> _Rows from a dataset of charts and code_
┄┄┄┄┄┄

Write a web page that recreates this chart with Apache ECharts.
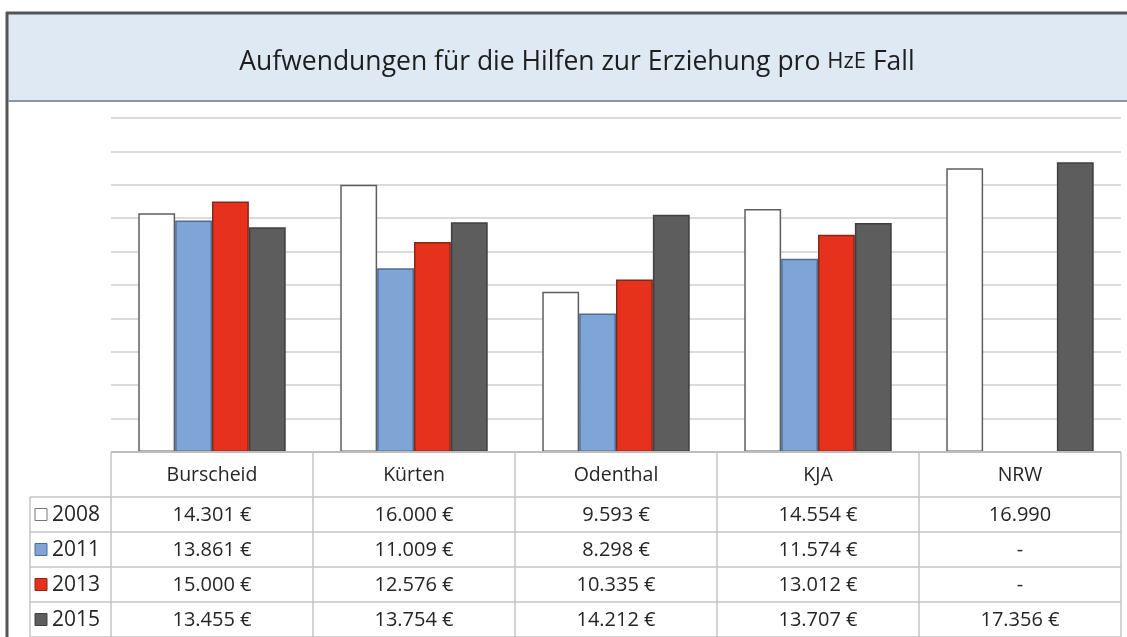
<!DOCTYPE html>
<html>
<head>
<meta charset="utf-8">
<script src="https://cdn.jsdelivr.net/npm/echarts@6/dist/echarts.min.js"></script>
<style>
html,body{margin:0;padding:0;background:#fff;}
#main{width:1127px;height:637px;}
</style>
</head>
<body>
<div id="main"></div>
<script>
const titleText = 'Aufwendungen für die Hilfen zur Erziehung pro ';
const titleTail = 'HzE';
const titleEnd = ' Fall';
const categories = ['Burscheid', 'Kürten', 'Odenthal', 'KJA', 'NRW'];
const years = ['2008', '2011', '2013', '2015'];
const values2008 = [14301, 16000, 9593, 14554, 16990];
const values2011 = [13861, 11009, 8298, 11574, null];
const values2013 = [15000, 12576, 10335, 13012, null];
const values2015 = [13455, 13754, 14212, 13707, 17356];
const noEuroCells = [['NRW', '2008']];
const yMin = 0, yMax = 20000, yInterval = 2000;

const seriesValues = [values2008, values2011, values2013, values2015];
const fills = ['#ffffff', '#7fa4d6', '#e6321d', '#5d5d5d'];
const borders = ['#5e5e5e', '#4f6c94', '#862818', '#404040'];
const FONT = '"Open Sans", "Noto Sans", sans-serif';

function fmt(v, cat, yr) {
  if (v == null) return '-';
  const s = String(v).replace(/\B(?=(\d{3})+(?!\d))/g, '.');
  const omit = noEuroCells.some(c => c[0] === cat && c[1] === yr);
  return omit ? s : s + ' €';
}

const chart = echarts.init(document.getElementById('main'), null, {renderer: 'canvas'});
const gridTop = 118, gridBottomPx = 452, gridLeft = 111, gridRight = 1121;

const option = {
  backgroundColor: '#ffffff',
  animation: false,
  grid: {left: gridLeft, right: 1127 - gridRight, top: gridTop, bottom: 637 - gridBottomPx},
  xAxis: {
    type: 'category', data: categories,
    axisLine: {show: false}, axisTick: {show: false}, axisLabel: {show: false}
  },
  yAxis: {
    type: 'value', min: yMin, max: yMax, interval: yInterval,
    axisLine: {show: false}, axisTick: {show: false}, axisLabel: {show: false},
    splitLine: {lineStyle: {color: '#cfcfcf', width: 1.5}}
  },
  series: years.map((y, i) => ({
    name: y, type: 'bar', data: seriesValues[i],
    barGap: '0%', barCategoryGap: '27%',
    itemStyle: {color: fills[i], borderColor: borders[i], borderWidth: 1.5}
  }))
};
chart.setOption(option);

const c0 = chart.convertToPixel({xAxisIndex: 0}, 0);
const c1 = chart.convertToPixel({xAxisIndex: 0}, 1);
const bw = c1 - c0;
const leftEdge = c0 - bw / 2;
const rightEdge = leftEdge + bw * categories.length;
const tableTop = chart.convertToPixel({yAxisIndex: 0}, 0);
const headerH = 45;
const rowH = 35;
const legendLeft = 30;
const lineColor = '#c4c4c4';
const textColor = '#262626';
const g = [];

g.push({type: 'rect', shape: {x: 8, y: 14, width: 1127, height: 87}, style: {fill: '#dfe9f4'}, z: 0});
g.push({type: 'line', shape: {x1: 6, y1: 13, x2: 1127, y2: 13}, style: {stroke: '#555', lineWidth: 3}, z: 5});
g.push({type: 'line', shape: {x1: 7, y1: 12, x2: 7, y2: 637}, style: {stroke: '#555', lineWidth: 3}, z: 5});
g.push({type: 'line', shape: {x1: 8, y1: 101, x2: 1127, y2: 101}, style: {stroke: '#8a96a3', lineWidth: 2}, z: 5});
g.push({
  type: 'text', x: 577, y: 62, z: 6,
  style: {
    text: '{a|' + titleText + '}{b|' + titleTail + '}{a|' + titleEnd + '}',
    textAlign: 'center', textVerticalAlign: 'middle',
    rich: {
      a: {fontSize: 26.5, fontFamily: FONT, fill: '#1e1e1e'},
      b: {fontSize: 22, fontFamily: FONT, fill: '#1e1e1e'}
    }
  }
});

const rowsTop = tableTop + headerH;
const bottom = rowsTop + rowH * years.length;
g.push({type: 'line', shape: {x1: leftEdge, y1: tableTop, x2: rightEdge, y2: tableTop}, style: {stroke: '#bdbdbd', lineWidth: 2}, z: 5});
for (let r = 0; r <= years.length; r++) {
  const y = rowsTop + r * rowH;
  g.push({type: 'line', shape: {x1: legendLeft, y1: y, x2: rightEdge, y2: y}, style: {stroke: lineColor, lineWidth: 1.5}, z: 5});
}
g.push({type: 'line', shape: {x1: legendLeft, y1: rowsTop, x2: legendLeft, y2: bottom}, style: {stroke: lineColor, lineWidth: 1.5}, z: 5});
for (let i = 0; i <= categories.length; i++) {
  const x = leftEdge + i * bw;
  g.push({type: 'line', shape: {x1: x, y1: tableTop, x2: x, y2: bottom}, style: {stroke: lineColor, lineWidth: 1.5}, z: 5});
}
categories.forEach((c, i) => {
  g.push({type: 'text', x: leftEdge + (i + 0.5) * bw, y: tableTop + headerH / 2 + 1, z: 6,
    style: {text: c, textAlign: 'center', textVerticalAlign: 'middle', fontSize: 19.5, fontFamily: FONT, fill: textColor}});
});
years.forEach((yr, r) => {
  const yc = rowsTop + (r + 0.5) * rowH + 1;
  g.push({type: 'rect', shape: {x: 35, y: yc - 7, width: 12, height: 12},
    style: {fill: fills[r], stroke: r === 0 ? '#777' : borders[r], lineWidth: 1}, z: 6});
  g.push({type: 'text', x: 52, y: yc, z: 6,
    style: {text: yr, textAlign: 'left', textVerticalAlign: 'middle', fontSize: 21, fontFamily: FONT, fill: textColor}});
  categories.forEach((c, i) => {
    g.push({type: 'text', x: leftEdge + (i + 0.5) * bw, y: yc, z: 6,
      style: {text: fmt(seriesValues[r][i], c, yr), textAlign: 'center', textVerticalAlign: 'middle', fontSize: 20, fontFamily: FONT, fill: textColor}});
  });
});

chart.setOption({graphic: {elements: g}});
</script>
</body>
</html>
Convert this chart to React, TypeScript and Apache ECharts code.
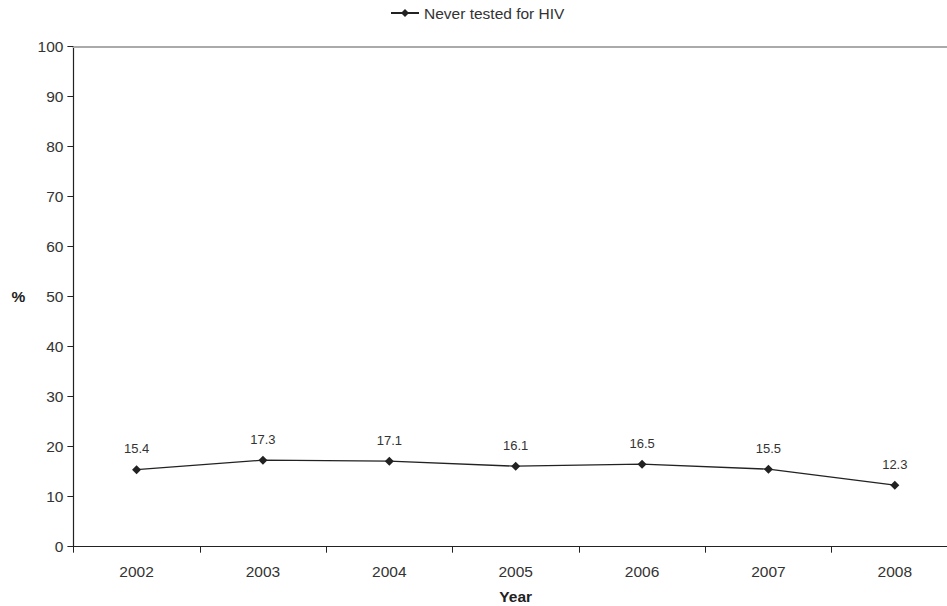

┄┄┄┄┄┄

> _Goal_
Repeat the data exactly, without the pictures.

> _Task output_
Write a web page that recreates this chart with Apache ECharts.
<!DOCTYPE html>
<html>
<head>
<meta charset="utf-8">
<script src="https://cdn.jsdelivr.net/npm/echarts@6/dist/echarts.min.js"></script>
<style>
html,body{margin:0;padding:0;background:#fff;}
#main{width:1127px;height:637px;}
</style>
</head>
<body>
<div id="main"></div>
<script>
const titleText = 'Aufwendungen für die Hilfen zur Erziehung pro ';
const titleTail = 'HzE';
const titleEnd = ' Fall';
const categories = ['Burscheid', 'Kürten', 'Odenthal', 'KJA', 'NRW'];
const years = ['2008', '2011', '2013', '2015'];
const values2008 = [14301, 16000, 9593, 14554, 16990];
const values2011 = [13861, 11009, 8298, 11574, null];
const values2013 = [15000, 12576, 10335, 13012, null];
const values2015 = [13455, 13754, 14212, 13707, 17356];
const noEuroCells = [['NRW', '2008']];
const yMin = 0, yMax = 20000, yInterval = 2000;

const seriesValues = [values2008, values2011, values2013, values2015];
const fills = ['#ffffff', '#7fa4d6', '#e6321d', '#5d5d5d'];
const borders = ['#5e5e5e', '#4f6c94', '#862818', '#404040'];
const FONT = '"Open Sans", "Noto Sans", sans-serif';

function fmt(v, cat, yr) {
  if (v == null) return '-';
  const s = String(v).replace(/\B(?=(\d{3})+(?!\d))/g, '.');
  const omit = noEuroCells.some(c => c[0] === cat && c[1] === yr);
  return omit ? s : s + ' €';
}

const chart = echarts.init(document.getElementById('main'), null, {renderer: 'canvas'});
const gridTop = 118, gridBottomPx = 452, gridLeft = 111, gridRight = 1121;

const option = {
  backgroundColor: '#ffffff',
  animation: false,
  grid: {left: gridLeft, right: 1127 - gridRight, top: gridTop, bottom: 637 - gridBottomPx},
  xAxis: {
    type: 'category', data: categories,
    axisLine: {show: false}, axisTick: {show: false}, axisLabel: {show: false}
  },
  yAxis: {
    type: 'value', min: yMin, max: yMax, interval: yInterval,
    axisLine: {show: false}, axisTick: {show: false}, axisLabel: {show: false},
    splitLine: {lineStyle: {color: '#cfcfcf', width: 1.5}}
  },
  series: years.map((y, i) => ({
    name: y, type: 'bar', data: seriesValues[i],
    barGap: '0%', barCategoryGap: '27%',
    itemStyle: {color: fills[i], borderColor: borders[i], borderWidth: 1.5}
  }))
};
chart.setOption(option);

const c0 = chart.convertToPixel({xAxisIndex: 0}, 0);
const c1 = chart.convertToPixel({xAxisIndex: 0}, 1);
const bw = c1 - c0;
const leftEdge = c0 - bw / 2;
const rightEdge = leftEdge + bw * categories.length;
const tableTop = chart.convertToPixel({yAxisIndex: 0}, 0);
const headerH = 45;
const rowH = 35;
const legendLeft = 30;
const lineColor = '#c4c4c4';
const textColor = '#262626';
const g = [];

g.push({type: 'rect', shape: {x: 8, y: 14, width: 1127, height: 87}, style: {fill: '#dfe9f4'}, z: 0});
g.push({type: 'line', shape: {x1: 6, y1: 13, x2: 1127, y2: 13}, style: {stroke: '#555', lineWidth: 3}, z: 5});
g.push({type: 'line', shape: {x1: 7, y1: 12, x2: 7, y2: 637}, style: {stroke: '#555', lineWidth: 3}, z: 5});
g.push({type: 'line', shape: {x1: 8, y1: 101, x2: 1127, y2: 101}, style: {stroke: '#8a96a3', lineWidth: 2}, z: 5});
g.push({
  type: 'text', x: 577, y: 62, z: 6,
  style: {
    text: '{a|' + titleText + '}{b|' + titleTail + '}{a|' + titleEnd + '}',
    textAlign: 'center', textVerticalAlign: 'middle',
    rich: {
      a: {fontSize: 26.5, fontFamily: FONT, fill: '#1e1e1e'},
      b: {fontSize: 22, fontFamily: FONT, fill: '#1e1e1e'}
    }
  }
});

const rowsTop = tableTop + headerH;
const bottom = rowsTop + rowH * years.length;
g.push({type: 'line', shape: {x1: leftEdge, y1: tableTop, x2: rightEdge, y2: tableTop}, style: {stroke: '#bdbdbd', lineWidth: 2}, z: 5});
for (let r = 0; r <= years.length; r++) {
  const y = rowsTop + r * rowH;
  g.push({type: 'line', shape: {x1: legendLeft, y1: y, x2: rightEdge, y2: y}, style: {stroke: lineColor, lineWidth: 1.5}, z: 5});
}
g.push({type: 'line', shape: {x1: legendLeft, y1: rowsTop, x2: legendLeft, y2: bottom}, style: {stroke: lineColor, lineWidth: 1.5}, z: 5});
for (let i = 0; i <= categories.length; i++) {
  const x = leftEdge + i * bw;
  g.push({type: 'line', shape: {x1: x, y1: tableTop, x2: x, y2: bottom}, style: {stroke: lineColor, lineWidth: 1.5}, z: 5});
}
categories.forEach((c, i) => {
  g.push({type: 'text', x: leftEdge + (i + 0.5) * bw, y: tableTop + headerH / 2 + 1, z: 6,
    style: {text: c, textAlign: 'center', textVerticalAlign: 'middle', fontSize: 19.5, fontFamily: FONT, fill: textColor}});
});
years.forEach((yr, r) => {
  const yc = rowsTop + (r + 0.5) * rowH + 1;
  g.push({type: 'rect', shape: {x: 35, y: yc - 7, width: 12, height: 12},
    style: {fill: fills[r], stroke: r === 0 ? '#777' : borders[r], lineWidth: 1}, z: 6});
  g.push({type: 'text', x: 52, y: yc, z: 6,
    style: {text: yr, textAlign: 'left', textVerticalAlign: 'middle', fontSize: 21, fontFamily: FONT, fill: textColor}});
  categories.forEach((c, i) => {
    g.push({type: 'text', x: leftEdge + (i + 0.5) * bw, y: yc, z: 6,
      style: {text: fmt(seriesValues[r][i], c, yr), textAlign: 'center', textVerticalAlign: 'middle', fontSize: 20, fontFamily: FONT, fill: textColor}});
  });
});

chart.setOption({graphic: {elements: g}});
</script>
</body>
</html>
Convert this chart to React, TypeScript and Apache ECharts code.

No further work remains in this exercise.